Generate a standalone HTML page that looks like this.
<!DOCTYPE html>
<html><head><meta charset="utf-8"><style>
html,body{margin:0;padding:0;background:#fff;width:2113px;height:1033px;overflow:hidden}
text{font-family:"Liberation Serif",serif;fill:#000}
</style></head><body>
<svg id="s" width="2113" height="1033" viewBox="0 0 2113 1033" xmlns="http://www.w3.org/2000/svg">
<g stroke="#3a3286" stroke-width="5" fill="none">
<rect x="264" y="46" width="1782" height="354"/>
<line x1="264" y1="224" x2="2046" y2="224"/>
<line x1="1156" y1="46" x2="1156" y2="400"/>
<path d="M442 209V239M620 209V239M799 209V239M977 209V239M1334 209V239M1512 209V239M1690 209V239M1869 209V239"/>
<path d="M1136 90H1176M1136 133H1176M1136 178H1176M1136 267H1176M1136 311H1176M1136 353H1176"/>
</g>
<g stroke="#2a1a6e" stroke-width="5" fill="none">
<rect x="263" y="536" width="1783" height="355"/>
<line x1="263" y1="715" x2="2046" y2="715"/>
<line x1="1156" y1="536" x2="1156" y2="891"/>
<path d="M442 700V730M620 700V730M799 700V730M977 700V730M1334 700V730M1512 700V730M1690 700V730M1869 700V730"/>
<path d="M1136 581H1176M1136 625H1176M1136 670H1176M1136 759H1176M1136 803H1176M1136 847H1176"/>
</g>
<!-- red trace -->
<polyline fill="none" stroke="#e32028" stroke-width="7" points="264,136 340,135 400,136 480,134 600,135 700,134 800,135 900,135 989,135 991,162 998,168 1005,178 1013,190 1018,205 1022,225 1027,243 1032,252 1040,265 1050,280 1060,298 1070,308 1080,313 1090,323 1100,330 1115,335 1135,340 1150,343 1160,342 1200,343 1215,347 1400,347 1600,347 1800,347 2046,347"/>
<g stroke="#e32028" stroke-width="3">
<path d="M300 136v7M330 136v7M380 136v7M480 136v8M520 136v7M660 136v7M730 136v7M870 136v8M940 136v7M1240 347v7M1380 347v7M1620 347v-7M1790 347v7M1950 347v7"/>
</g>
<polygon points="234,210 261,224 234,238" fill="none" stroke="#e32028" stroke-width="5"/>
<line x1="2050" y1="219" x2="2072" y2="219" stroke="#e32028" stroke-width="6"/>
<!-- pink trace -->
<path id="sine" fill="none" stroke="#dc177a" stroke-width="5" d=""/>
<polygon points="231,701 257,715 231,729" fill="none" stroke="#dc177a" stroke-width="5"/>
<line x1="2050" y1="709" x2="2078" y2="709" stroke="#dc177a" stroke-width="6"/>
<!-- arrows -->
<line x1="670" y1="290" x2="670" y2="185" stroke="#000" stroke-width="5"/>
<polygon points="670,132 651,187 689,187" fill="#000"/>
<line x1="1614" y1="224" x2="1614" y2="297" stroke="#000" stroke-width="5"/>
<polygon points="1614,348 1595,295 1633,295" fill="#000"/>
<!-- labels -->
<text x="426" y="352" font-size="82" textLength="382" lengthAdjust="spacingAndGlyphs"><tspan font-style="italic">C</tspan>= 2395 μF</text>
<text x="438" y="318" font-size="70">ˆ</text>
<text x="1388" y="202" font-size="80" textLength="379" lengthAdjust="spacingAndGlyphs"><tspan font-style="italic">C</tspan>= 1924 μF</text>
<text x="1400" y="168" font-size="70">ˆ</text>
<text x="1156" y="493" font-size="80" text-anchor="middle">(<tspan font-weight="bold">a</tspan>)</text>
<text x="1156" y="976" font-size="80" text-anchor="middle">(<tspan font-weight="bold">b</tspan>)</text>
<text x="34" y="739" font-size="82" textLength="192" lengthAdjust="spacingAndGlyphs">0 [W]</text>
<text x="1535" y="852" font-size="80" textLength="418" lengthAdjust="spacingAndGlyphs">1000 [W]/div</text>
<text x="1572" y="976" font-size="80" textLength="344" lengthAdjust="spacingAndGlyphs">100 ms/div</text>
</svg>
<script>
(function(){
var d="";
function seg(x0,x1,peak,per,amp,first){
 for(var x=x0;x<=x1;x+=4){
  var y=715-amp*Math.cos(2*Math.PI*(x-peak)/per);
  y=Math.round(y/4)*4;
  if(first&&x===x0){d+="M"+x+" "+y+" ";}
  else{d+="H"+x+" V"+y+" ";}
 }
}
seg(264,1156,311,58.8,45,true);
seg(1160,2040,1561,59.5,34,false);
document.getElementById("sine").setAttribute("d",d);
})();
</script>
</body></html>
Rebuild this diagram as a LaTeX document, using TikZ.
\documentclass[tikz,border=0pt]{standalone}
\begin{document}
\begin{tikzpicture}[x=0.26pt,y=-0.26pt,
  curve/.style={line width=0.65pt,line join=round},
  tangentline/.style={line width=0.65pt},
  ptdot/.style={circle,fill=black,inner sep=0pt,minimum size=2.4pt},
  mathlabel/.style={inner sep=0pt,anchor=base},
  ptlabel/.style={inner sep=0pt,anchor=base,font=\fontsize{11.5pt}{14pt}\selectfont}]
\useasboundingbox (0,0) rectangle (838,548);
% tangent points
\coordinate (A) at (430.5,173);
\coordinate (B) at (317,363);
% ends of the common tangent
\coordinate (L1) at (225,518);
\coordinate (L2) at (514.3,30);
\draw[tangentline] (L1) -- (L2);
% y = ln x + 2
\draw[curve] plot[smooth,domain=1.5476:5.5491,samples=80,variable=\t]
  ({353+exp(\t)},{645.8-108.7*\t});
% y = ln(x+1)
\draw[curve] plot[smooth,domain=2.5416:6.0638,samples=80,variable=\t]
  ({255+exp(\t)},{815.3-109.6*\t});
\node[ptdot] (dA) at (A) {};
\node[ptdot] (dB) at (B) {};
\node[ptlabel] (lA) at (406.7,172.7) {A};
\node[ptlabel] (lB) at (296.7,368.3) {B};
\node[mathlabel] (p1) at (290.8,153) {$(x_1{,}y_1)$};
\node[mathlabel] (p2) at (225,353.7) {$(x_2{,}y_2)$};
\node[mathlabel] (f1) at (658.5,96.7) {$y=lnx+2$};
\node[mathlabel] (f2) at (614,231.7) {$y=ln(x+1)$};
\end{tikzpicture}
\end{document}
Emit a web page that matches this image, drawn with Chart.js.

###

- [Task description] In the data above, how many lines contain the string "this"? Answer with the number only.

- [Task output] 3